Sehr viel moderner wird die Figur des ›Little John‹ gehandhabt. Little John ist in von Düffels Robin Hood nämlich eigentlich eine Joanna, die einzige Frau der Bande und Robin Hoods beste Freundin. Als die beiden das erste Mal zusammen auf der Bühne erscheinen, entbrennt sofort ein feuriger Wettstreit zwischen Robin und Joanna – nur, dass es keinen klaren Gewinner gibt. Joanna ist Robin Hood in allen, auf witzvolle Art zufällig wirkenden Kategorien ebenbürtig. So absolvieren sie beide ähnlich perfekte Radschläge und auch beim Dance Battle nehmen sie sich nicht viel. Als Joanna von einem der Bandenmitglieder darauf hingewiesen wird, dass Frauen bei ihnen nicht mitmachen dürfen, antwortet sie ganz cool: »Ach ja? Wer bestimmt denn das?« Insofern lassen sich durchaus feministische Züge im Stück finden, ohne, dass diese einen zentralen Aspekt einnehmen.
Die Bühne als Geisterwald
Es erklärt sich von selbst, dass sich die Bande der Vogelfreien, wie sich Robin Hood und seine Freunde nennen, die meiste Zeit über im Wald aufhält. Auf der Bühne ragen mehrere, aus verschiedenen Stoffen gefertigte Bäume in den Himmel. Das allein ist schon schön anzusehen, aber noch viel beeindruckender sind die wechselnden Atmosphären und Wetterzustände. So wird in den anderthalb Stunden an verschiedenen Stellen dafür gesorgt, dass der:die Zuschauer:in etwas zum Gucken hat. Schnee fällt vom Himmel und Nebel zieht über den Waldboden. Echtes Feuer wird in einer Tonne entzündet, Lichterketten herabgelassen. Obwohl sich fast die gesamte Handlung im selben Geisterwald abspielt, wird das Bühnenbild von Mara Zechendorf dadurch nicht langweilig.
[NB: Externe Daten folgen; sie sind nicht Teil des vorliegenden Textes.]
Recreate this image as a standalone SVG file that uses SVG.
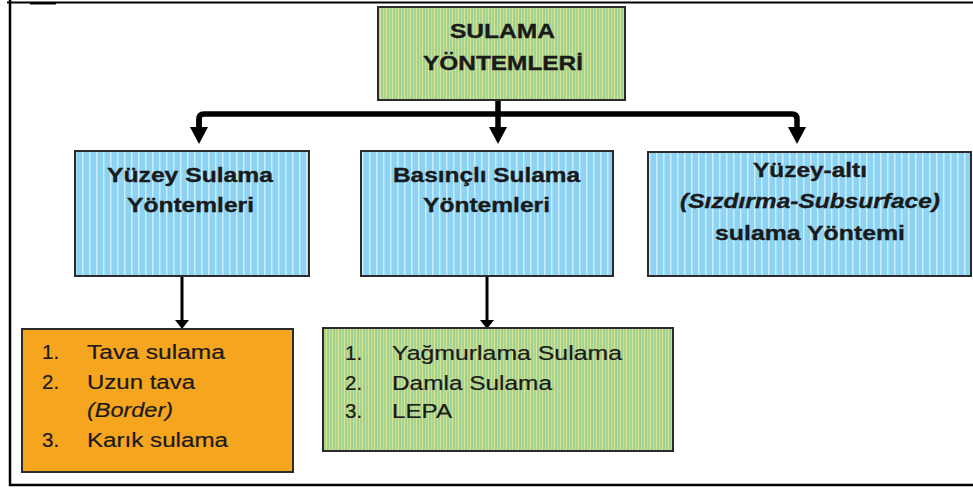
<svg xmlns="http://www.w3.org/2000/svg" width="973" height="488" viewBox="0 0 973 488">
<style>
.box{stroke:#2b2b2b;stroke-width:2}
.blue{fill:url(#pBlue)}
.green{fill:url(#pGreen)}
.orange{fill:#F6A51F}
.t{font-family:"Liberation Sans",Arial,sans-serif;fill:#1a1a1a}
.b{font-weight:bold;font-size:21px;stroke:#1a1a1a;stroke-width:0.35}
.r{font-size:20.5px;stroke:#1a1a1a;stroke-width:0.2}
.i{font-style:italic}
.thick{stroke:#000;stroke-width:5.5;fill:none}
.thin{stroke:#000;stroke-width:3;fill:none}
</style>
<defs>
<pattern id="pBlue" width="7" height="10" patternUnits="userSpaceOnUse">
<rect width="7" height="10" fill="#8CD3F4"/>
<rect x="5" width="1.5" height="10" fill="#CDEEFC"/>
</pattern>
<pattern id="pGreen" width="6" height="10" patternUnits="userSpaceOnUse">
<rect width="6" height="10" fill="#A9D48E"/>
<rect x="2" width="1" height="10" fill="#DCE68C"/>
<rect x="3" width="2" height="10" fill="#9DCF9C"/>
<rect x="5" width="1" height="10" fill="#C9E08C"/>
</pattern>
<marker id="bigArrow" viewBox="0 -9 17 18" markerWidth="17" markerHeight="18" refX="0" refY="0" markerUnits="userSpaceOnUse" orient="auto">
<path d="M0,-9 L17,0 L0,9 z" fill="#000"/>
</marker>
<marker id="smallArrow" viewBox="0 -7 9 14" markerWidth="9" markerHeight="14" refX="0" refY="0" markerUnits="userSpaceOnUse" orient="auto">
<path d="M0,-7 L9,0 L0,7 z" fill="#000"/>
</marker>
</defs>
<rect width="973" height="488" fill="#fff"/>
<g id="frame" stroke="#000" fill="none">
<line x1="10" y1="0" x2="10" y2="486" stroke-width="2.5"/>
<line x1="7" y1="2.5" x2="973" y2="2.5" stroke-width="2"/>
<line x1="30" y1="3.5" x2="56" y2="3.5" stroke-width="2"/>
<line x1="9" y1="485" x2="973" y2="485" stroke-width="2.5"/>
</g>
<g id="connectors">
<line class="thick" x1="498" y1="100" x2="498" y2="114" stroke-width="7"/>
<path class="thick" d="M199,127 L199,119 Q199,114 204,114 L792,114 Q797,114 797,119 L797,127" marker-end="url(#bigArrow)"/>
<path class="thick" d="M199,119 L199,127" marker-end="url(#bigArrow)"/>
<line class="thick" x1="498" y1="114" x2="498" y2="127" marker-end="url(#bigArrow)"/>
<line class="thin" x1="182" y1="276" x2="182" y2="320" marker-end="url(#smallArrow)"/>
<line class="thin" x1="487" y1="276" x2="487" y2="320" marker-end="url(#smallArrow)"/>
</g>
<g id="root">
<rect class="box green" x="378" y="7" width="247" height="93"/>
<text class="t b" x="450" y="38" textLength="105" lengthAdjust="spacingAndGlyphs">SULAMA</text>
<text class="t b" x="423" y="70" textLength="160" lengthAdjust="spacingAndGlyphs">YÖNTEMLERİ</text>
</g>
<g id="yuzey">
<rect class="box blue" x="75" y="151" width="234" height="125"/>
<text class="t b" x="107" y="182" textLength="166" lengthAdjust="spacingAndGlyphs">Yüzey Sulama</text>
<text class="t b" x="127" y="212" textLength="127" lengthAdjust="spacingAndGlyphs">Yöntemleri</text>
</g>
<g id="basincli">
<rect class="box blue" x="361" y="151" width="252" height="125"/>
<text class="t b" x="393" y="182" textLength="187" lengthAdjust="spacingAndGlyphs">Basınçlı Sulama</text>
<text class="t b" x="423" y="212" textLength="127" lengthAdjust="spacingAndGlyphs">Yöntemleri</text>
</g>
<g id="yuzeyalti">
<rect class="box blue" x="648" y="152" width="323" height="124"/>
<text class="t b" x="753" y="177" textLength="114" lengthAdjust="spacingAndGlyphs">Yüzey-altı</text>
<text class="t b i" x="680" y="208" textLength="260" lengthAdjust="spacingAndGlyphs">(Sızdırma-Subsurface)</text>
<text class="t b" x="715" y="240" textLength="190" lengthAdjust="spacingAndGlyphs">sulama Yöntemi</text>
</g>
<g id="yuzeyList">
<rect class="box orange" x="22" y="329" width="271" height="143"/>
<text class="t r" x="42" y="359">1.</text>
<text class="t r" x="87" y="359" textLength="138" lengthAdjust="spacingAndGlyphs">Tava sulama</text>
<text class="t r" x="42" y="389">2.</text>
<text class="t r" x="87" y="389" textLength="108" lengthAdjust="spacingAndGlyphs">Uzun tava</text>
<text class="t r i" x="87" y="417" textLength="86" lengthAdjust="spacingAndGlyphs">(Border)</text>
<text class="t r" x="42" y="447">3.</text>
<text class="t r" x="87" y="447" textLength="141" lengthAdjust="spacingAndGlyphs">Karık sulama</text>
</g>
<g id="basincliList">
<rect class="box green" x="323" y="328" width="350" height="123"/>
<text class="t r" x="345" y="360">1.</text>
<text class="t r" x="392" y="360" textLength="230" lengthAdjust="spacingAndGlyphs">Yağmurlama Sulama</text>
<text class="t r" x="345" y="390">2.</text>
<text class="t r" x="392" y="390" textLength="160" lengthAdjust="spacingAndGlyphs">Damla Sulama</text>
<text class="t r" x="345" y="418">3.</text>
<text class="t r" x="392" y="418" textLength="60" lengthAdjust="spacingAndGlyphs">LEPA</text>
</g>
</svg>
An einer Stelle entpuppen sich sogar zwei Gehängte als lebendige, getarnte Menschen. Diese werden an zwei Drahtseilen von der Bühnendecke gelassen. Auch das ist natürlich ein Spektakel, und dass einer der beiden Gehängten für wenige Augenblicke ein Problem dabei hat, sich von seiner Sicherung zu lösen, als seine Füße den Boden berühren, fällt den Kindern im Publikum kaum auf, so sehr hängen sie an den Lippen Robin Hoods.
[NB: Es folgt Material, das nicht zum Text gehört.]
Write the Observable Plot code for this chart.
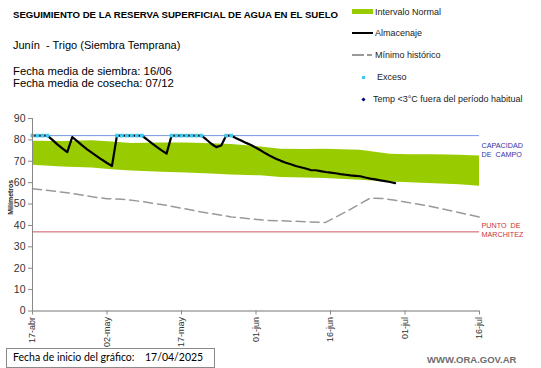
<!DOCTYPE html>
<html>
<head>
<meta charset="utf-8">
<script src="https://cdn.jsdelivr.net/npm/d3@7"></script>
<script src="https://cdn.jsdelivr.net/npm/@observablehq/plot@0.6"></script>
<style>
  html, body { margin: 0; padding: 0; background: #fff; }
  #wrap { position: relative; width: 541px; height: 368px; overflow: hidden; font-family: "Liberation Sans", Arial, sans-serif; color: #000; }
  #wrap svg { position: absolute; left: 0; top: 0; }
  .t { position: absolute; line-height: 1; white-space: pre; }
  .lg { color: #222; }
</style>
</head>
<body>
<div id="wrap"></div>
<script>
// ---- data ----
const startDate = "2025-04-17";
const title = "SEGUIMIENTO DE LA RESERVA SUPERFICIAL DE AGUA EN EL SUELO";
const subtitleLines = ["Junín  - Trigo (Siembra Temprana)", "Fecha media de siembra: 16/06", "Fecha media de cosecha: 07/12"];
const legendLabels = ["Intervalo Normal", "Almacenaje", "Mínimo histórico", "Exceso", "Temp <3°C fuera del período habitual"];

const xTickDays = [0, 15, 30, 45, 60, 75, 90];
const xTickLabels = ["17-abr", "02-may", "17-may", "01-jun", "16-jun", "01-jul", "16-jul"];
const yTicks = [0, 10, 20, 30, 40, 50, 60, 70, 80, 90];

const capacity = 82;
const wilting = 37;
const capacityLabel = "CAPACIDAD\nDE  CAMPO";
const wiltingLabel = "PUNTO  DE\nMARCHITEZ";

// Intervalo normal (band)
const bandDays = [0, 6, 12, 16, 20, 26, 31, 36, 40, 46, 50, 55, 59, 66, 72, 76, 81, 86, 90];
const bandLow  = [68.1, 67.3, 66.9, 66.0, 65.5, 64.9, 64.5, 64.0, 63.6, 63.2, 62.4, 62.2, 61.9, 61.1, 60.3, 60.0, 59.5, 59.0, 58.3];
const bandHigh = [79.4, 79.2, 79.6, 79.0, 78.3, 78.6, 78.6, 78.2, 77.8, 76.7, 75.6, 75.5, 75.6, 75.1, 73.3, 73.0, 73.1, 72.8, 72.5];

// Mínimo histórico
const minDays   = [0, 7, 12, 15, 18, 22, 27, 34, 40, 47, 52, 59, 64, 68, 71, 75, 80, 85, 90];
const minValues = [57.2, 55.3, 53.4, 52.5, 52.3, 51.2, 49.4, 46.3, 44.0, 42.4, 42.0, 41.4, 47.5, 52.8, 52.5, 51.0, 49.0, 46.5, 43.9];

// Almacenaje (daily from start date)
const storage = [82, 82, 82, 82, 80, 77.9, 76, 74.3, 81.3, 79.4, 77.4, 75.6, 73.9, 72.3, 70.7, 69.2, 67.8,
  82, 82, 82, 82, 82, 82, 80.3, 78.5, 76.7, 75.1, 73.6,
  82, 82, 82, 82, 82, 82, 82, 80.2, 78.2, 76.6, 77.4, 82, 82,
  80.8, 79.7, 78.6, 77.6, 76.3, 75, 73.6, 72.3, 71.2, 70.2, 69.3, 68.6, 67.8, 67.2, 66.6, 65.9, 65.8, 65.4,
  65.0, 64.7, 64.4, 64.0, 63.7, 63.4, 63.2, 63.0, 62.4, 61.9, 61.5, 61.1, 60.7, 60.3, 59.8];

// Exceso days
const excessDays = [0, 1, 2, 3, 17, 18, 19, 20, 21, 22, 28, 29, 30, 31, 32, 33, 34, 39, 40];

// ---- build ----
const t0 = Date.parse(startDate + "T00:00:00Z");
const day = d => new Date(t0 + d * 864e5);

const band = bandDays.map((d, i) => ({date: day(d), low: bandLow[i], high: bandHigh[i]}));
const minHist = minDays.map((d, i) => ({date: day(d), v: minValues[i]}));
const store = storage.map((v, i) => ({date: day(i), v}));
const excess = excessDays.map(d => ({date: day(d), v: storage[d]}));
const tickDates = xTickDays.map(day);
const tickLabelMap = new Map(tickDates.map((d, i) => [+d, xTickLabels[i]]));

const chart = Plot.plot({
  width: 541,
  height: 368,
  marginLeft: 32,
  marginRight: 62,
  marginTop: 118,
  marginBottom: 57.5,
  style: {fontFamily: "'Liberation Sans', Arial, sans-serif", background: "transparent", overflow: "visible", color: "#222"},
  x: {type: "utc", domain: [day(0), day(90)]},
  y: {domain: [0, 90]},
  marks: [
    Plot.areaY(band, {x: "date", y1: "low", y2: "high", fill: "#99cc00"}),
    Plot.ruleY([capacity], {stroke: "#7399dd", strokeWidth: 1}),
    Plot.ruleY([wilting], {stroke: "#cc5a66", strokeWidth: 1}),
    Plot.lineY(minHist, {x: "date", y: "v", stroke: "#999", strokeWidth: 1.5, strokeDasharray: "9,5"}),
    Plot.lineY(store, {x: "date", y: "v", stroke: "#000", strokeWidth: 2.2}),
    Plot.dot(excess, {x: "date", y: "v", symbol: "square", r: 2.1, fill: "#40c8f0", stroke: "none"}),
    Plot.ruleX([day(0)], {stroke: "#888", strokeWidth: 1}),
    Plot.ruleY([0], {stroke: "#777", strokeWidth: 1.2}),
    Plot.axisY({ticks: yTicks, tickSize: 4, tickPadding: 3, fontSize: 10.5, label: null, stroke: "#888", fill: "#333"}),
    Plot.axisX({ticks: tickDates, tickFormat: d => tickLabelMap.get(+d), tickRotate: -90, tickSize: 4, tickPadding: 2, fontSize: 9, label: null, stroke: "#888", fill: "#333"}),
    Plot.text(["Milímetros"], {frameAnchor: "left", dx: -22, rotate: -90, fontWeight: "bold", fontSize: 7, fill: "#222"}),
    Plot.text([capacityLabel], {x: () => day(90), y: () => capacity, dx: 2, dy: 14, textAnchor: "start", fontSize: 7.2, lineHeight: 1.25, fill: "#3333aa"}),
    Plot.text([wiltingLabel], {x: () => day(90), y: () => wilting, dx: 2, dy: -2, textAnchor: "start", fontSize: 7.2, lineHeight: 1.15, fill: "#cc3333"})
  ]
});

const wrap = document.getElementById("wrap");
wrap.appendChild(chart);

function addText(txt, left, cy, size, extra = {}) {
  const el = document.createElement("div");
  el.className = "t" + (extra.cls ? " " + extra.cls : "");
  el.textContent = txt;
  el.style.left = left + "px";
  el.style.top = (cy - size / 2) + "px";
  el.style.fontSize = size + "px";
  if (extra.weight) el.style.fontWeight = extra.weight;
  if (extra.color) el.style.color = extra.color;
  if (extra.family) el.style.fontFamily = extra.family;
  if (extra.spacing) el.style.letterSpacing = extra.spacing;
  wrap.appendChild(el);
  return el;
}
function addBox(left, top, w, h, css) {
  const el = document.createElement("div");
  el.style.position = "absolute";
  el.style.left = left + "px"; el.style.top = top + "px";
  el.style.width = w + "px"; el.style.height = h + "px";
  Object.assign(el.style, css);
  wrap.appendChild(el);
  return el;
}

addText(title, 13, 15, 9.6, {weight: "bold"});
addText(subtitleLines[0], 13, 45, 11);
addText(subtitleLines[1], 13, 71.7, 11.3);
addText(subtitleLines[2], 13, 84, 11.3);

// legend
const LS = 9;
addBox(352, 9.3, 21, 5, {background: "#99cc00"});
addText(legendLabels[0], 375, 12.3, LS, {cls: "lg"});
addBox(352, 31.7, 21, 2, {background: "#000"});
addText(legendLabels[1], 375, 33.3, LS, {cls: "lg"});
addBox(352, 54.4, 12, 1.3, {background: "#999"});
addBox(367, 54.4, 5, 1.3, {background: "#999"});
addText(legendLabels[2], 375, 55, LS, {cls: "lg"});
addBox(361.5, 75.8, 3, 3, {background: "#40c8f0"});
addText(legendLabels[3], 377, 77.3, LS, {cls: "lg"});
addBox(361.5, 97.8, 3, 3, {background: "#000080", transform: "rotate(45deg)"});
addText(legendLabels[4], 373, 99.3, LS, {cls: "lg"});

// bottom info box
addBox(6, 348, 207, 18, {border: "1px solid #8a8a8a", background: "#fff"});
addText("Fecha de inicio del gráfico:", 13, 357.5, 10.5, {family: "Lato, 'Liberation Sans', sans-serif"});
addText("17/04/2025", 145, 357.5, 10.5, {family: "Lato, 'Liberation Sans', sans-serif"});
addText("WWW.ORA.GOV.AR", 427, 360, 9.5, {color: "#6e6e6e", weight: "bold"});
</script>
</body>
</html>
Actionreiche Kämpfe und kreatives Bogenschießen
Eine Inszenierung Robin Hoods, der als bester Bogenschütze weit und breit bekannt ist, funktioniert nicht ohne Bogenschießen. Aber Pfeil und Bogen im Theater bergen natürlich gewisse Gefahren. Dieses Hindernis wird auf ebenso kreative Weise gemeistert, mit der auch der Witz in den verschiedenen Kampfszenen beibehalten wird. So werden die Pfeile unter pfeifenden Sounds von den beistehenden Figuren zum Ziel befördert und der böse Sherrif am Ende prompt in einen Teppich eingewickelt. Gerade gegen Ende nehmen das Kämpfen und Schießen ein wenig überhand, allerdings bleibt der Unterhaltungsfaktor – beispielsweise durch Megafonansagen beim Schießwettkampf – weiterhin bestehen. Zusätzlich besticht das Familienstück auch durch seine knappe Länge von einer Stunde und zwanzig Minuten.
»Er nimmt den Reichen und gibt den Armen.«
Der mehrere hundert Jahre alte Robin Hood scheint tatsächlich sehr gut gealtert zu sein: immer noch aktuell, immer noch unterhaltend und immer noch ein Vorbild für Jung und Alt. Gerade durch die spannenden, aber nicht überzogenen Modernisierungen wird das Publikum durchgängig bei der Stange gehalten, sodass die Zeit wie im Fluge vergeht. Auf spielerische und teilweise sogar interaktive Art und Weise wird den Kleinen und Großen Gerechtigkeit und Loyalität nahegelegt. Und auch den Älteren im Publikum wird wohl der eine oder andere Lacher über die Lippen rutschen, sodass das Stück am Ende für eine:n jede:n einen unterhaltsamen Nachmittag verspricht.
Robin Hood wird noch bis Ende Januar im Deutschen Theater zu sehen sein.